> [SOURCE EXCERPT]:
################

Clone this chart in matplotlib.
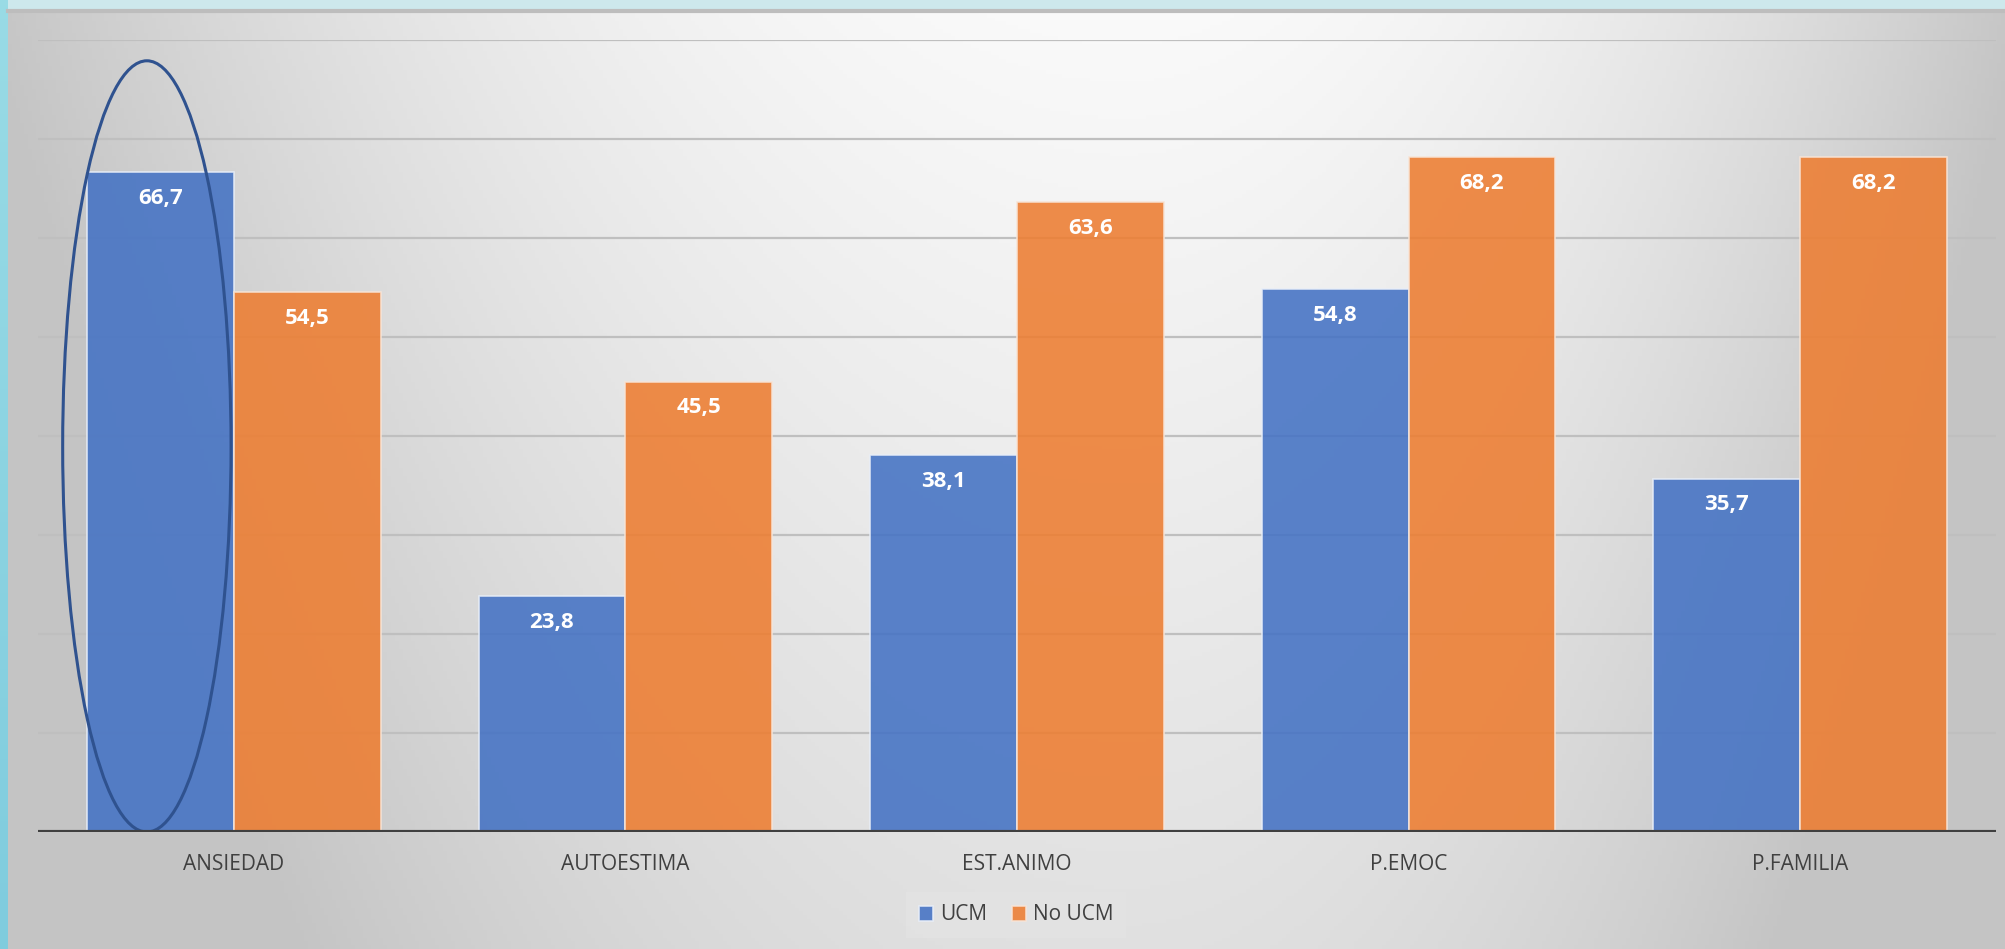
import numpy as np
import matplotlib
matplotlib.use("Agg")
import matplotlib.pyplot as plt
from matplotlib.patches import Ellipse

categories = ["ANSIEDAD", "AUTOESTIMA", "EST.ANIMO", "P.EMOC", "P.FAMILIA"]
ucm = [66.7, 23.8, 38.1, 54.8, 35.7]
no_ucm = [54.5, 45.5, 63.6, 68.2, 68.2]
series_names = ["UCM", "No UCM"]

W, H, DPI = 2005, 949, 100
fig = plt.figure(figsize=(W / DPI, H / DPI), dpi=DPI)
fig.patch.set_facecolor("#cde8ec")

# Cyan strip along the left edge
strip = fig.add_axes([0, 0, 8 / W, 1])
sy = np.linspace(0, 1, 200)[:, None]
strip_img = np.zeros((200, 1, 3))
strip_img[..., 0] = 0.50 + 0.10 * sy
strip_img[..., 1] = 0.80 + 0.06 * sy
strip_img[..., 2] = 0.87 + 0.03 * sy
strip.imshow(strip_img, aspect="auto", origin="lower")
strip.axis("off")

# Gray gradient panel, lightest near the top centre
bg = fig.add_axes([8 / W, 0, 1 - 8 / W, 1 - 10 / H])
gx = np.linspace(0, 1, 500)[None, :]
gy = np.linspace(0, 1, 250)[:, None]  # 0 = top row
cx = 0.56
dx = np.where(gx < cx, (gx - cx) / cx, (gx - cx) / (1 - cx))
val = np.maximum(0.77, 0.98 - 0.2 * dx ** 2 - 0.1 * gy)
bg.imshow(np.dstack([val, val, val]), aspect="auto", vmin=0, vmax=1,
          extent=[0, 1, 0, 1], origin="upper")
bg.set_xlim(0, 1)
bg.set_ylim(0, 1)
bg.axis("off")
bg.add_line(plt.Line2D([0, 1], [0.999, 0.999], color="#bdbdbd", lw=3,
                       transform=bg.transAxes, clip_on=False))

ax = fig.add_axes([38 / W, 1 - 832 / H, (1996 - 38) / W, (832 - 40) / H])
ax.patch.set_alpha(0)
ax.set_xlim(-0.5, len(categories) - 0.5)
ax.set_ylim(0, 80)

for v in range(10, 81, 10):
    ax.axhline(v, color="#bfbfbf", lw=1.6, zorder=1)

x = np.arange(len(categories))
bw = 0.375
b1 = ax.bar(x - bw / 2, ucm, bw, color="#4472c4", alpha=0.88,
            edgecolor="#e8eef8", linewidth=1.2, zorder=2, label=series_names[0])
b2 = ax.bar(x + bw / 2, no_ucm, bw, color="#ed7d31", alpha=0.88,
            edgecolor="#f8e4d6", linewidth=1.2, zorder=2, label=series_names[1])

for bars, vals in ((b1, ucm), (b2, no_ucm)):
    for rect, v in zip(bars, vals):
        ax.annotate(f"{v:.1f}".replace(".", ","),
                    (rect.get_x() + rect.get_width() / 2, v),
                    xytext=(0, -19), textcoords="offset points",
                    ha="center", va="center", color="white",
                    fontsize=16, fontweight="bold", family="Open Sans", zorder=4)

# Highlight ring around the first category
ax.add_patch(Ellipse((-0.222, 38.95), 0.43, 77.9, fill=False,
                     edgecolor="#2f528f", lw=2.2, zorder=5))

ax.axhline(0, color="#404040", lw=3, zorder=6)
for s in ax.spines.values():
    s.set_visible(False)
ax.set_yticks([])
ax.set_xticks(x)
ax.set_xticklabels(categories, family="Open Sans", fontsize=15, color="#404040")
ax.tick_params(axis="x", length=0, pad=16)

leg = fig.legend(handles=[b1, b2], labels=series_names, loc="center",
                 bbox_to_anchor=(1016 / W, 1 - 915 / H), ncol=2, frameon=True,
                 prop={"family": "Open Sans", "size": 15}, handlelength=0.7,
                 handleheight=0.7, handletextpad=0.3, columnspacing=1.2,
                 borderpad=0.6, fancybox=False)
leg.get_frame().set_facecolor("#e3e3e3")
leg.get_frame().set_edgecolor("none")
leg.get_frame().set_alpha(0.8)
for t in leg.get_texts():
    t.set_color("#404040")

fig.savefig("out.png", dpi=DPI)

################

> [GIVEN REQUEST]:
Gather up every line in the data above that contains the word "matplotlib", copying each one.

> [COMPLETE OUTPUT]:
Clone this chart in matplotlib.
import matplotlib
matplotlib.use("Agg")
import matplotlib.pyplot as plt
from matplotlib.patches import Ellipse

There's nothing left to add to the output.